=== Given material ===

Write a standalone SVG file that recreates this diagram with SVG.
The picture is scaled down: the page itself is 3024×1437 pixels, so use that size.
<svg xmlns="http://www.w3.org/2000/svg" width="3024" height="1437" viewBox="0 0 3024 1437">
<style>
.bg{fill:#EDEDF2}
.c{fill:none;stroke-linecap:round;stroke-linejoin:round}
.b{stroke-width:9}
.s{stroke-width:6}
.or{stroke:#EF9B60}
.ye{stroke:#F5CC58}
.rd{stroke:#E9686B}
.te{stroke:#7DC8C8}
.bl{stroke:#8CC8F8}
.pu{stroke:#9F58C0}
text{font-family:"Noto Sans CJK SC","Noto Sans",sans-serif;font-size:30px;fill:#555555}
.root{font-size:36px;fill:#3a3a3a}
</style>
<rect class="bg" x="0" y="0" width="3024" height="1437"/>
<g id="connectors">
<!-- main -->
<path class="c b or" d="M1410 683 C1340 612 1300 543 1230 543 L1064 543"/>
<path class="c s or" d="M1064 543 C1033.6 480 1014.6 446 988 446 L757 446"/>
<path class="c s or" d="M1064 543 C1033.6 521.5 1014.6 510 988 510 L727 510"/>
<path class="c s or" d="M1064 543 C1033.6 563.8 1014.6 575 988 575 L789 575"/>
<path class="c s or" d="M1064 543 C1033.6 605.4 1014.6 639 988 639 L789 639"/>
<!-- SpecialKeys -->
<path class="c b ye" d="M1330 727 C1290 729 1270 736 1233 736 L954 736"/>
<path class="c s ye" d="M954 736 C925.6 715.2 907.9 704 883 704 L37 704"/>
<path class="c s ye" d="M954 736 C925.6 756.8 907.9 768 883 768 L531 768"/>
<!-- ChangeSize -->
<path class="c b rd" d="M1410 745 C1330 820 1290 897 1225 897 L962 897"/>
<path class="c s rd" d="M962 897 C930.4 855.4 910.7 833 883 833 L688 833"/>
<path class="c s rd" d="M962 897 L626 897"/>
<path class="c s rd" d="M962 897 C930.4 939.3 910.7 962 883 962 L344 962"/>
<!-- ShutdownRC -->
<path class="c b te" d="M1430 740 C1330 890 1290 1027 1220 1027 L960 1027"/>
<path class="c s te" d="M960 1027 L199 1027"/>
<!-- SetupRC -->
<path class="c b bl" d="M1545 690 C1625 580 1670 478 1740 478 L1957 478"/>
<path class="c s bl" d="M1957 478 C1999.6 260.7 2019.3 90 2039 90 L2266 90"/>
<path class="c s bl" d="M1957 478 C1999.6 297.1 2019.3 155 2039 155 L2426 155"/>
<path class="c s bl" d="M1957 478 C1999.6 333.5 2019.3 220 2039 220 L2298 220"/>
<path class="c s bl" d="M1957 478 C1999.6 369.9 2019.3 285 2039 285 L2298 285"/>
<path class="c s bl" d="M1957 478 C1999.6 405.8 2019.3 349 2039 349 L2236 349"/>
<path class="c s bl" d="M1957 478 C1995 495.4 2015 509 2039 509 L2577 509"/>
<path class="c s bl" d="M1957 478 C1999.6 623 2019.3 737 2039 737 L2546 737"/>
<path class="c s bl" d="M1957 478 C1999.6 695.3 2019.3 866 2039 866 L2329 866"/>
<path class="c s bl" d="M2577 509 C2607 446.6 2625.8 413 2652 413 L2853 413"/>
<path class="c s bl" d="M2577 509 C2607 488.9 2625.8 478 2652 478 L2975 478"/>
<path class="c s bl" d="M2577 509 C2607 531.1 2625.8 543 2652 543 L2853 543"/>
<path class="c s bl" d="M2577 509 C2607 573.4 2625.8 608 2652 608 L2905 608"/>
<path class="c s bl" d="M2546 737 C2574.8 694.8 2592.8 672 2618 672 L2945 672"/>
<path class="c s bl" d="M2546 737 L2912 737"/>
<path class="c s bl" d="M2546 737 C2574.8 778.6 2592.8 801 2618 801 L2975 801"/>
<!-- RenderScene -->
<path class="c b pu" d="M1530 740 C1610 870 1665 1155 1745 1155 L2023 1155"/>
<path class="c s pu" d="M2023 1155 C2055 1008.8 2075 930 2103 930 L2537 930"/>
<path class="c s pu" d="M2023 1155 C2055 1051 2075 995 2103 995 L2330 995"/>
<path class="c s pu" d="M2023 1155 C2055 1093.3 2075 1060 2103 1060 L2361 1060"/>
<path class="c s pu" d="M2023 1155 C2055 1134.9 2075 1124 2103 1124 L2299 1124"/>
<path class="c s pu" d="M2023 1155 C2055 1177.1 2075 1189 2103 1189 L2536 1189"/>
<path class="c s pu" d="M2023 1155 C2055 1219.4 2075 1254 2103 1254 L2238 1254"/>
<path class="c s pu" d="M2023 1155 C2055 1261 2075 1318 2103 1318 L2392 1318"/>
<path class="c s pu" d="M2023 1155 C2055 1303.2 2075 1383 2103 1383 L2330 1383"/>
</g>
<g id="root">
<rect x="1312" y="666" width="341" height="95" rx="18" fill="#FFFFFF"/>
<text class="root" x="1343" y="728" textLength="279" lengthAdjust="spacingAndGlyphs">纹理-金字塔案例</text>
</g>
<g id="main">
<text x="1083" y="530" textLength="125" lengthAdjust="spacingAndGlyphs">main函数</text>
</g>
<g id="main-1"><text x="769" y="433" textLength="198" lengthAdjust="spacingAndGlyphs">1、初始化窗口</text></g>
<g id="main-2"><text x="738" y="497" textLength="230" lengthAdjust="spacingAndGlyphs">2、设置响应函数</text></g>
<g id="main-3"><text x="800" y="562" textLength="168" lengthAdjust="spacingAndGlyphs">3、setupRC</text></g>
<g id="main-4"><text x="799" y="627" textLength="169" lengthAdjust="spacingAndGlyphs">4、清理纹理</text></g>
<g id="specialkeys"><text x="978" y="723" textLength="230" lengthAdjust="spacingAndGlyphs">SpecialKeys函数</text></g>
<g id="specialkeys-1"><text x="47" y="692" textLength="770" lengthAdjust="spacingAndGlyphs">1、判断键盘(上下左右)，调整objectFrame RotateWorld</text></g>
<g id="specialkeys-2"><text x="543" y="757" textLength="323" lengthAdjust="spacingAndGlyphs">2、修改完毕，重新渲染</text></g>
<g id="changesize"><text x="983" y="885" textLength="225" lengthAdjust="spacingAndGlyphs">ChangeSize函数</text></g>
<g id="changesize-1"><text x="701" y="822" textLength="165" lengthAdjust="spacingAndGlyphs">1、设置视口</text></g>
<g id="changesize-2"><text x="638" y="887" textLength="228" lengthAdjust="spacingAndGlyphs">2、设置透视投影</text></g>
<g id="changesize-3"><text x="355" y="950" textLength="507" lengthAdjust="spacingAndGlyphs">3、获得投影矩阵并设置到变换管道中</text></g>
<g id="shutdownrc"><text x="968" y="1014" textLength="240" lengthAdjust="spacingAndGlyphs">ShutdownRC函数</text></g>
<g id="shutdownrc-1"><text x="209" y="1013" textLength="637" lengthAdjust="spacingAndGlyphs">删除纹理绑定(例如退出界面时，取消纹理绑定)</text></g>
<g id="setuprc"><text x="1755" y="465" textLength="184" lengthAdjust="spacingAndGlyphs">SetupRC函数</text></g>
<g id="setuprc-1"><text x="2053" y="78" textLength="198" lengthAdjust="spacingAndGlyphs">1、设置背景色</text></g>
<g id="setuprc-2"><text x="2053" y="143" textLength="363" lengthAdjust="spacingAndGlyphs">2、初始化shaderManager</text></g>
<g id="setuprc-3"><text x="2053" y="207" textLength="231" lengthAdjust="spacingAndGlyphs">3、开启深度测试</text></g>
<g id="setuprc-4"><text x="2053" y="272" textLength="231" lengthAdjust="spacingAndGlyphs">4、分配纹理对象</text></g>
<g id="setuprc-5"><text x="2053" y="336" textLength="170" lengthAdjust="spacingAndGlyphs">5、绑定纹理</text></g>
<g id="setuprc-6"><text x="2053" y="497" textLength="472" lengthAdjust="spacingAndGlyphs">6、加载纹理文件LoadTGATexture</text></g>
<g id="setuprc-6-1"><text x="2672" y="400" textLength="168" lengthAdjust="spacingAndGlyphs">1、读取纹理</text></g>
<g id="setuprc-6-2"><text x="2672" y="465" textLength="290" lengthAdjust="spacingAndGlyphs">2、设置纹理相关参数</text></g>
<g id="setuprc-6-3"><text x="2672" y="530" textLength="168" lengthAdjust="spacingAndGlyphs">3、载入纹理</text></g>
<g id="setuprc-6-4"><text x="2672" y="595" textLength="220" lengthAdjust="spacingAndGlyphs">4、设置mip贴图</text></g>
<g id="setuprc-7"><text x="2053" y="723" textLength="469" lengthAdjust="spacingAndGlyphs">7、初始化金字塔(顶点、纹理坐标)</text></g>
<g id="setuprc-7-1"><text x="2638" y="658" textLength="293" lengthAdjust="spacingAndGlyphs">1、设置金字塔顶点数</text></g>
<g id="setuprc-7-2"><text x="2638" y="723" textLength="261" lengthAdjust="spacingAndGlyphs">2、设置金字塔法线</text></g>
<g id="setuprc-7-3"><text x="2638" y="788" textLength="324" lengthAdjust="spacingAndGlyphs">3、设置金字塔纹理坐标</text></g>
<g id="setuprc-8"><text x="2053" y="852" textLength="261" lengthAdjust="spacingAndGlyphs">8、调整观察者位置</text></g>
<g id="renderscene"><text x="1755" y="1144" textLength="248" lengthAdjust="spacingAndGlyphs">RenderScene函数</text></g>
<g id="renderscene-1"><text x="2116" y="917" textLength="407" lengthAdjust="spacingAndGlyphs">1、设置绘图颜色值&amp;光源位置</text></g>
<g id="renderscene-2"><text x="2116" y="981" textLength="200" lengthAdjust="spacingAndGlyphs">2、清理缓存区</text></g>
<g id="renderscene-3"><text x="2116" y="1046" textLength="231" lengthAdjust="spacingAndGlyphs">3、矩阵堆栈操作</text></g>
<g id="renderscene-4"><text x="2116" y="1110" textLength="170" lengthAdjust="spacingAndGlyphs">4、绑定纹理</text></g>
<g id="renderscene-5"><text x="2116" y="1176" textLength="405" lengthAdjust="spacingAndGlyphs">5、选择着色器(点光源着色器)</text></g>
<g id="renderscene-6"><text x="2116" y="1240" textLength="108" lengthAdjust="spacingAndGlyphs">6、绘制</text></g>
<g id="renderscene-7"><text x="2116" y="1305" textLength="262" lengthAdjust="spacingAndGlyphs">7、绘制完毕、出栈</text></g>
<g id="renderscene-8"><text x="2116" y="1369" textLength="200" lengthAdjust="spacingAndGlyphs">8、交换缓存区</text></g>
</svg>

===

Select all lines in the listing above where the word "that" appears, and show them.

Write a standalone SVG file that recreates this diagram with SVG.
The picture is scaled down: the page itself is 3024×1437 pixels, so use that size.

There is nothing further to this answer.